# TO DO
Below are records that hold pictures; write out only the lines from their start through the line with "176.5, 179, 180.5]", exactly, and drop the pictures.

%%

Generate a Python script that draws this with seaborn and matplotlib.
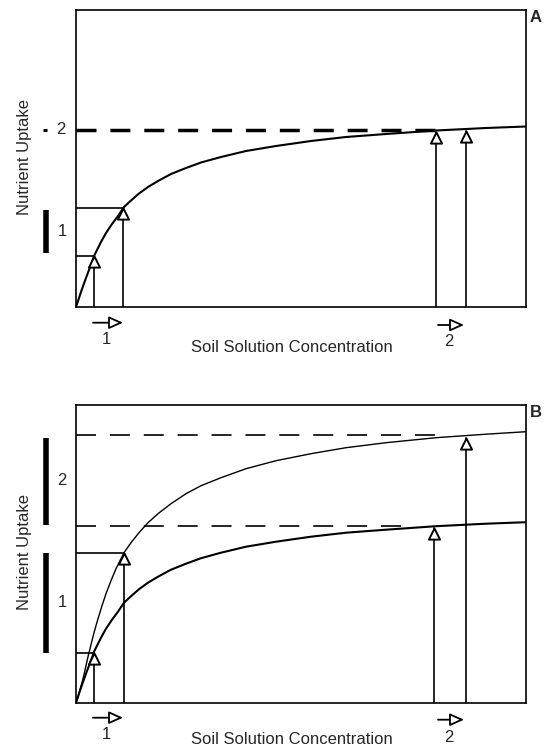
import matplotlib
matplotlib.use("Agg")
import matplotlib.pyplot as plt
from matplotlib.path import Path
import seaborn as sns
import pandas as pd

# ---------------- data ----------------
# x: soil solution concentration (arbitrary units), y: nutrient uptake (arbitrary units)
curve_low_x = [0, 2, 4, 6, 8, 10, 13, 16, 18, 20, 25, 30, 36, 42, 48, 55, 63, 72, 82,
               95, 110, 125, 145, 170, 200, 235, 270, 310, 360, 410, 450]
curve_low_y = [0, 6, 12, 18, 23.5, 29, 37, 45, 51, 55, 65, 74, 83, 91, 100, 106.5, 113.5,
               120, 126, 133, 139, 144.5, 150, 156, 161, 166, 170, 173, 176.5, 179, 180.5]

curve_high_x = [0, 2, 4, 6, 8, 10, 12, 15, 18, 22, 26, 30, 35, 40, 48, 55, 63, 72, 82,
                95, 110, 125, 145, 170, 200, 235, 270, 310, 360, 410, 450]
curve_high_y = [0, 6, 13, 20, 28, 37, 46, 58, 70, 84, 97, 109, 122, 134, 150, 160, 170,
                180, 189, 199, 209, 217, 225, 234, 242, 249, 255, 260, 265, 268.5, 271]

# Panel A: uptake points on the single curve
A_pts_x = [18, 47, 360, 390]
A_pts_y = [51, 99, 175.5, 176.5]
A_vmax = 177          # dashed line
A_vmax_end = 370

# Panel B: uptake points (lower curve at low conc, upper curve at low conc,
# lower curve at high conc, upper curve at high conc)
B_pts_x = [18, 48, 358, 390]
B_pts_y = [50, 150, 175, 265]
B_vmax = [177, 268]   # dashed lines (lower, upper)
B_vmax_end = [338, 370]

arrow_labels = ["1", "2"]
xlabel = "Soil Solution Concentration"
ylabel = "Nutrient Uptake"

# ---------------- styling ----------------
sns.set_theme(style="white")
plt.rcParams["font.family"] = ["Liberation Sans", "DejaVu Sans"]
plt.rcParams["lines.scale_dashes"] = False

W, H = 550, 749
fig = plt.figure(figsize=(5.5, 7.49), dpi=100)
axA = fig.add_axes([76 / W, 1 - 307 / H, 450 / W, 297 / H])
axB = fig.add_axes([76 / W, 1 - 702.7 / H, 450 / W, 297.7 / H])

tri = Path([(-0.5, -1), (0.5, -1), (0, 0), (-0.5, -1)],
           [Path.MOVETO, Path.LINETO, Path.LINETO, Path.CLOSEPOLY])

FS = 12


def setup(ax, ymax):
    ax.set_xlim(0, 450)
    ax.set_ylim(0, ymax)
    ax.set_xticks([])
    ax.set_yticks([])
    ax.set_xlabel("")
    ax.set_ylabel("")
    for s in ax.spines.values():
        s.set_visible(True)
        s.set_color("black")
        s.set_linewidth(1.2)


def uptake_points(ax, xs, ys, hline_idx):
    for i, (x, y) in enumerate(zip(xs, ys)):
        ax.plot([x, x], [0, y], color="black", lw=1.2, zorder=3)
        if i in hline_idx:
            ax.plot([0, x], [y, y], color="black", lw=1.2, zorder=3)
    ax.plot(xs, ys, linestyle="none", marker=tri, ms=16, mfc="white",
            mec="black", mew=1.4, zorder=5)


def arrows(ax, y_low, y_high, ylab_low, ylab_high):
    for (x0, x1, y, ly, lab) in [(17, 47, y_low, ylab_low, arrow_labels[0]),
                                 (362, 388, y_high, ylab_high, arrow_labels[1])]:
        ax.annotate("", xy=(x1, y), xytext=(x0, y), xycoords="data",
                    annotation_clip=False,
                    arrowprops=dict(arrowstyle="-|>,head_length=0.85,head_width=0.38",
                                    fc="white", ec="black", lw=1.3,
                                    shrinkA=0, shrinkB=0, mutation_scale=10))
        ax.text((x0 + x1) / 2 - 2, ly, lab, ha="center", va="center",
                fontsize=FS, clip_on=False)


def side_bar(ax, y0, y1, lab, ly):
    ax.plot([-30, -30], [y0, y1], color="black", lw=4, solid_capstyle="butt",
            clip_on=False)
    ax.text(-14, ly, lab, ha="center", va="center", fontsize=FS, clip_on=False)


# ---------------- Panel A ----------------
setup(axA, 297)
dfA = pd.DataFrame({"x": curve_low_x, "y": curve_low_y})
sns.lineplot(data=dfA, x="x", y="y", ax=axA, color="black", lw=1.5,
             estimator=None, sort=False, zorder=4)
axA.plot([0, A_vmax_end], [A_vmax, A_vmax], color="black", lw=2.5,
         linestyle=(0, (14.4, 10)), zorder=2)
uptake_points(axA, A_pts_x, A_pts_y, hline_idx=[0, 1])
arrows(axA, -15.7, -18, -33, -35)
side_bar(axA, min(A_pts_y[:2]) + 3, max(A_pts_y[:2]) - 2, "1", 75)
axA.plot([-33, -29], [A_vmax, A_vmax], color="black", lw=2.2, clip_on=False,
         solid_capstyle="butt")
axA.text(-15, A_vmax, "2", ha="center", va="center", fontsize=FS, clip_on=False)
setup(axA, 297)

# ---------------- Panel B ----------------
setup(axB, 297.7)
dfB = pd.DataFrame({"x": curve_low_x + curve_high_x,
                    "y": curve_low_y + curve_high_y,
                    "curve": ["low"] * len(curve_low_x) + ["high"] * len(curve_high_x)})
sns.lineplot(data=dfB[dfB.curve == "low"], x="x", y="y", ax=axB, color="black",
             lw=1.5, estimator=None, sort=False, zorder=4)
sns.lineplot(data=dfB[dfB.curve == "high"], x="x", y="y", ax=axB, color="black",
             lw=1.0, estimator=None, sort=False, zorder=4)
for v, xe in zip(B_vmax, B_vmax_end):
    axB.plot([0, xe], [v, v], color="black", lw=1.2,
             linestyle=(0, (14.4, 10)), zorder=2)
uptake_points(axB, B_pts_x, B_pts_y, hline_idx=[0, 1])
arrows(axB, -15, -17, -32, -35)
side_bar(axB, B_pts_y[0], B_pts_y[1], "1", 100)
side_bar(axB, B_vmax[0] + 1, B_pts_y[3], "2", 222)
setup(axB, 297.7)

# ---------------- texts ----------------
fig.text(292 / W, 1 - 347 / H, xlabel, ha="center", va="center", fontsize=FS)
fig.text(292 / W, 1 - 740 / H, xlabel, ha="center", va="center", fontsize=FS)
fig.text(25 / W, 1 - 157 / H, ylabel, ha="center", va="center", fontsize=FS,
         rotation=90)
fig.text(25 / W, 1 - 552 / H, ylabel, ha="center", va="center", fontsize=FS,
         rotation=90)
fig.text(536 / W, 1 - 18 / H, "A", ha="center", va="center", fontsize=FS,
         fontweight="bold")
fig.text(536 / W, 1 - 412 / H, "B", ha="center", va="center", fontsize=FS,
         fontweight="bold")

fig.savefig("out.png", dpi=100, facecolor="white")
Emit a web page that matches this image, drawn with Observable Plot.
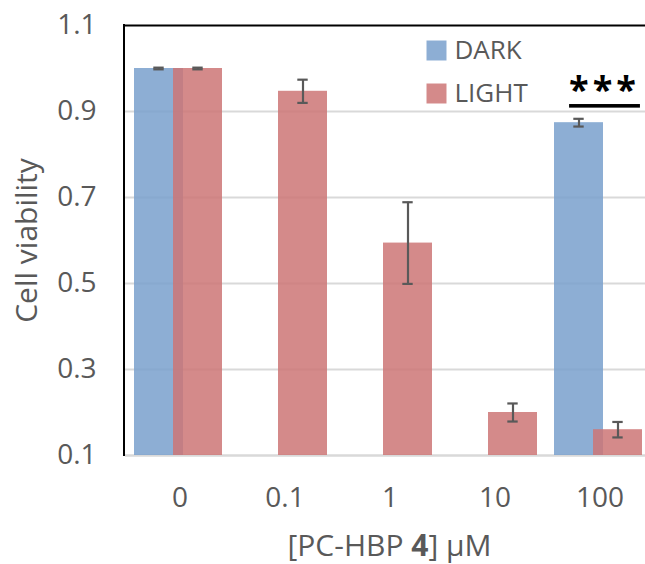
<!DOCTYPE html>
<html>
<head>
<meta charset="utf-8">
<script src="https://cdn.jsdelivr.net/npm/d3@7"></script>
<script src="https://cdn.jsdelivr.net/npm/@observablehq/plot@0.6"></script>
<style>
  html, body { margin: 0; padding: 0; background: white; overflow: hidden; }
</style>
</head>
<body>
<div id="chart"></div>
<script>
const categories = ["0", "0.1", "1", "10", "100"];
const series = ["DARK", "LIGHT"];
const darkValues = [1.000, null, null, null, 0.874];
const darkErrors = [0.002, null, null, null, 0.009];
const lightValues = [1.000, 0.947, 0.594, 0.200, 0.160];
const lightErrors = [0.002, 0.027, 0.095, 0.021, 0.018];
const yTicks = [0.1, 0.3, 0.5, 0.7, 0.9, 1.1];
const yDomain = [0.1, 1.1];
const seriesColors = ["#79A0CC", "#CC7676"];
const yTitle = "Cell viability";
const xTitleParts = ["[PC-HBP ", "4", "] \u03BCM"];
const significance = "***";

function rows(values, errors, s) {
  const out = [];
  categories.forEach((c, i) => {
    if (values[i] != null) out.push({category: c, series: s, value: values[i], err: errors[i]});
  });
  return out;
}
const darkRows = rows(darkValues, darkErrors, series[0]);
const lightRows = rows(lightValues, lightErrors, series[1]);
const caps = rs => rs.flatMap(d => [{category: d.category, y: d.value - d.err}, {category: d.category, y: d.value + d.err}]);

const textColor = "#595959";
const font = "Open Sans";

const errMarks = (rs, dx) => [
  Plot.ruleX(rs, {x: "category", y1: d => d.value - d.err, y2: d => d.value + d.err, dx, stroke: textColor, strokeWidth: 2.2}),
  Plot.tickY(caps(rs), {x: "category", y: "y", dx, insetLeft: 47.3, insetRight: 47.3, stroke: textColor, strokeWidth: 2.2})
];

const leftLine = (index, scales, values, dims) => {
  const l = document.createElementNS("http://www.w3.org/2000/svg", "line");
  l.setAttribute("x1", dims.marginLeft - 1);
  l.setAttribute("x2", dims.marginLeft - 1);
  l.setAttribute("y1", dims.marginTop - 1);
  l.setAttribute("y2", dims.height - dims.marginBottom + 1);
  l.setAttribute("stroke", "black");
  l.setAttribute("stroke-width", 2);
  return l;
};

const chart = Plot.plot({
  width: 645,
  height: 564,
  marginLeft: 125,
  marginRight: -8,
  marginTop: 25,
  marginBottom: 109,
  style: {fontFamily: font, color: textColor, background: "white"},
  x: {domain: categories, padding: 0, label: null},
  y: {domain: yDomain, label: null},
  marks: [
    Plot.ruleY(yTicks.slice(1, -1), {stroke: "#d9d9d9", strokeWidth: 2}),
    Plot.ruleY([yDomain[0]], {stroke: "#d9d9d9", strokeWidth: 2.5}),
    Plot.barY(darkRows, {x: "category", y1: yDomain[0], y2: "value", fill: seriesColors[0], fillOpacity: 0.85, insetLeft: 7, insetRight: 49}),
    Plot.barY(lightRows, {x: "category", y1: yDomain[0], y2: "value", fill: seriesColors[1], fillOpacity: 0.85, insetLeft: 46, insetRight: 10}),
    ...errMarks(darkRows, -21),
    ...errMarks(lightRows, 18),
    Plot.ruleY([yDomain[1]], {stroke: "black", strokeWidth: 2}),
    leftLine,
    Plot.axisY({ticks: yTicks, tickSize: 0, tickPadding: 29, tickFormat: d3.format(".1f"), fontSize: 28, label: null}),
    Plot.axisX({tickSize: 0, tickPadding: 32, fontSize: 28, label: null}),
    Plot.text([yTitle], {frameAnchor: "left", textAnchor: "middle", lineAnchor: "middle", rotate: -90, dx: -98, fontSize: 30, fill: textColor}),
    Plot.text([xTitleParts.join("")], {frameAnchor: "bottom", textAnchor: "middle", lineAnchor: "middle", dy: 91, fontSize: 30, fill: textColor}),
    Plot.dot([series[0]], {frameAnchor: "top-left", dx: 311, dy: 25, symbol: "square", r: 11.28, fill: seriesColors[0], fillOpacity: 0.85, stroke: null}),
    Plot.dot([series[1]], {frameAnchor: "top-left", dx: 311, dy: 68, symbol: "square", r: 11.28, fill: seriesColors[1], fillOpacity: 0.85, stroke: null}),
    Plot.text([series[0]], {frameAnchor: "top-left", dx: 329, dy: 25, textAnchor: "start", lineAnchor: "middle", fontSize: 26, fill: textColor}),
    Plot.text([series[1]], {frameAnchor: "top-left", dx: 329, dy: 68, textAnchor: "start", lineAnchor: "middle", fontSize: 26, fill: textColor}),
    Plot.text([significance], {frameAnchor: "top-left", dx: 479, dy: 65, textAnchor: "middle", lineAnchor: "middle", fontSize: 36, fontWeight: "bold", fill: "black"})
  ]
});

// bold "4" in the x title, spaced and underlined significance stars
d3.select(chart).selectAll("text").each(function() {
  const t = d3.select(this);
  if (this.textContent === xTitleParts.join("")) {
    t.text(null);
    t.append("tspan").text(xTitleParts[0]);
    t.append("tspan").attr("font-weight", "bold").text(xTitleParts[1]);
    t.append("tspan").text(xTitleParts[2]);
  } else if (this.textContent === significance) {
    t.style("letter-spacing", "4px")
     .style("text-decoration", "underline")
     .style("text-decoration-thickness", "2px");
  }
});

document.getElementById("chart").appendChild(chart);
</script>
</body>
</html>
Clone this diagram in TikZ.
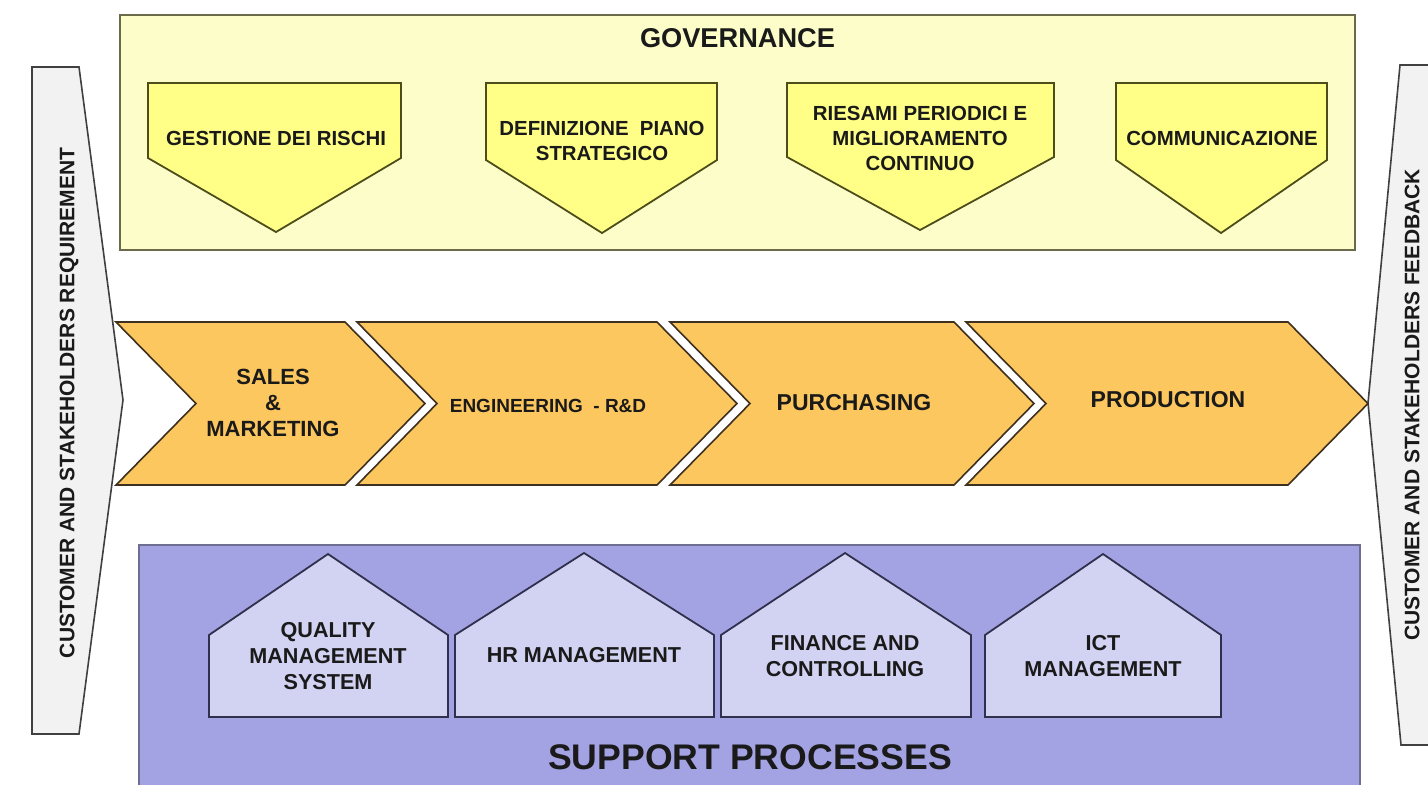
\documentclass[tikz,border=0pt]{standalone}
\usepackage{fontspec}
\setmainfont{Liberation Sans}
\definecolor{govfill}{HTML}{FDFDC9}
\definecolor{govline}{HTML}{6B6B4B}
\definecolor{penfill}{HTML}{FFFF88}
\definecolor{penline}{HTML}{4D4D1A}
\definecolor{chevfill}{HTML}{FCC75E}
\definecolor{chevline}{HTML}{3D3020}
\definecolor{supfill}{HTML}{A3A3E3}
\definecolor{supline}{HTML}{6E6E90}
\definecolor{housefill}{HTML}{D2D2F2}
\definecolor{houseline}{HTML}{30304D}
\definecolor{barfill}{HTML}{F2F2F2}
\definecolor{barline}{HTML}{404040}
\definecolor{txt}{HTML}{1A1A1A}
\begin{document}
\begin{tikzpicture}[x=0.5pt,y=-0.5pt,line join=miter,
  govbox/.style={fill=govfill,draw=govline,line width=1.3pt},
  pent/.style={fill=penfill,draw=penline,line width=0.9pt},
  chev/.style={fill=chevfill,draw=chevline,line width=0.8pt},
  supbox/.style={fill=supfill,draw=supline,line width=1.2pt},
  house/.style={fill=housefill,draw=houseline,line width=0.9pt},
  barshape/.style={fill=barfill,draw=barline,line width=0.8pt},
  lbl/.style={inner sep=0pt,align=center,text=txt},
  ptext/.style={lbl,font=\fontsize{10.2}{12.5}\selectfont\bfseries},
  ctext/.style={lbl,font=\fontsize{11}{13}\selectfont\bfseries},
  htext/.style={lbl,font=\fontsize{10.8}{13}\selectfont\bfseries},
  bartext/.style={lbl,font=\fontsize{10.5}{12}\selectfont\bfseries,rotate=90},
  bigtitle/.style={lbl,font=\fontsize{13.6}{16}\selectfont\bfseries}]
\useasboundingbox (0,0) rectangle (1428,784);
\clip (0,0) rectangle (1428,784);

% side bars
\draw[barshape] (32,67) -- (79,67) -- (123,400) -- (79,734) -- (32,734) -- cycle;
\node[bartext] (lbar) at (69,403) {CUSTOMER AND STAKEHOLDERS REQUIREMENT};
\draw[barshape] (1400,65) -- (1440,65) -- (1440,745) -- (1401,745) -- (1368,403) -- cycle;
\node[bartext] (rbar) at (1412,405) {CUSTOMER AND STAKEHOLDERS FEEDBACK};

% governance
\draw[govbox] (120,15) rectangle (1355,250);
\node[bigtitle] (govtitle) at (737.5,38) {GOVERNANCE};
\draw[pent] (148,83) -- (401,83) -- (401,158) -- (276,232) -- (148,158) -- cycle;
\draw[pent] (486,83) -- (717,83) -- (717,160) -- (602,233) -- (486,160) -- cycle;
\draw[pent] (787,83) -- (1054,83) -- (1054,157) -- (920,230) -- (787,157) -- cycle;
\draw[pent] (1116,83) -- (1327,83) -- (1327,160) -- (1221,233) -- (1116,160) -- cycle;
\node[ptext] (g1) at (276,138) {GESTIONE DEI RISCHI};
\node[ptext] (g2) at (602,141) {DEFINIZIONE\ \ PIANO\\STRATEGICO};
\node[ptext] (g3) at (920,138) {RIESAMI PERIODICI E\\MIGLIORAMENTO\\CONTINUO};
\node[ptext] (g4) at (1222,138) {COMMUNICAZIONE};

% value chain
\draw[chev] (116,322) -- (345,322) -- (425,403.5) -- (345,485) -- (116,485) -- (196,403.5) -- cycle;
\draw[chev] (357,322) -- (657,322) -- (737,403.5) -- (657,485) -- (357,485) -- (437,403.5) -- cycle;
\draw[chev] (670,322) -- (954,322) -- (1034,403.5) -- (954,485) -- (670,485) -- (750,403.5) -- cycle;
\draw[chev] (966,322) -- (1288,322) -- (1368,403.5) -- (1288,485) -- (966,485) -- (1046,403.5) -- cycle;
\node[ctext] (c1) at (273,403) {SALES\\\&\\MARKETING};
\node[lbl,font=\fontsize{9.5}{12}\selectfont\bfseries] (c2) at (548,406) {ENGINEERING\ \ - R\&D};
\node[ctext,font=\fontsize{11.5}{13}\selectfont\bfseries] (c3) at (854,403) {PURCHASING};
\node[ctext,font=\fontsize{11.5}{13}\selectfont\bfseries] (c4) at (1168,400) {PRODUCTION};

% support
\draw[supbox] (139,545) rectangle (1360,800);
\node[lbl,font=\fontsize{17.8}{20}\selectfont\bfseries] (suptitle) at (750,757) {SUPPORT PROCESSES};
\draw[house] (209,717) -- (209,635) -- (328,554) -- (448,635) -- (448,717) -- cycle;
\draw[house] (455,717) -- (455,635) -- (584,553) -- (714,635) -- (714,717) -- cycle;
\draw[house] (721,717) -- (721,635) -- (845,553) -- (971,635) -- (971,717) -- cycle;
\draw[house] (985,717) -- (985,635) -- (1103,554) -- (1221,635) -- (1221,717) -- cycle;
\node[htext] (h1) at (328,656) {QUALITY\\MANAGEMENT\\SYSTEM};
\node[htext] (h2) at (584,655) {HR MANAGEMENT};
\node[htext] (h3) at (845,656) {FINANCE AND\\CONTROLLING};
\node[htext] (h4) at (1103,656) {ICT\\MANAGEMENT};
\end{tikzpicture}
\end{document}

%%

# WRITTEN ANSWER
Generate a Python script that draws this with seaborn and matplotlib.
import matplotlib
matplotlib.use("Agg")
import matplotlib.pyplot as plt
from matplotlib.path import Path
import seaborn as sns
import pandas as pd

# ---------------- data ----------------
# x: soil solution concentration (arbitrary units), y: nutrient uptake (arbitrary units)
curve_low_x = [0, 2, 4, 6, 8, 10, 13, 16, 18, 20, 25, 30, 36, 42, 48, 55, 63, 72, 82,
               95, 110, 125, 145, 170, 200, 235, 270, 310, 360, 410, 450]
curve_low_y = [0, 6, 12, 18, 23.5, 29, 37, 45, 51, 55, 65, 74, 83, 91, 100, 106.5, 113.5,
               120, 126, 133, 139, 144.5, 150, 156, 161, 166, 170, 173, 176.5, 179, 180.5]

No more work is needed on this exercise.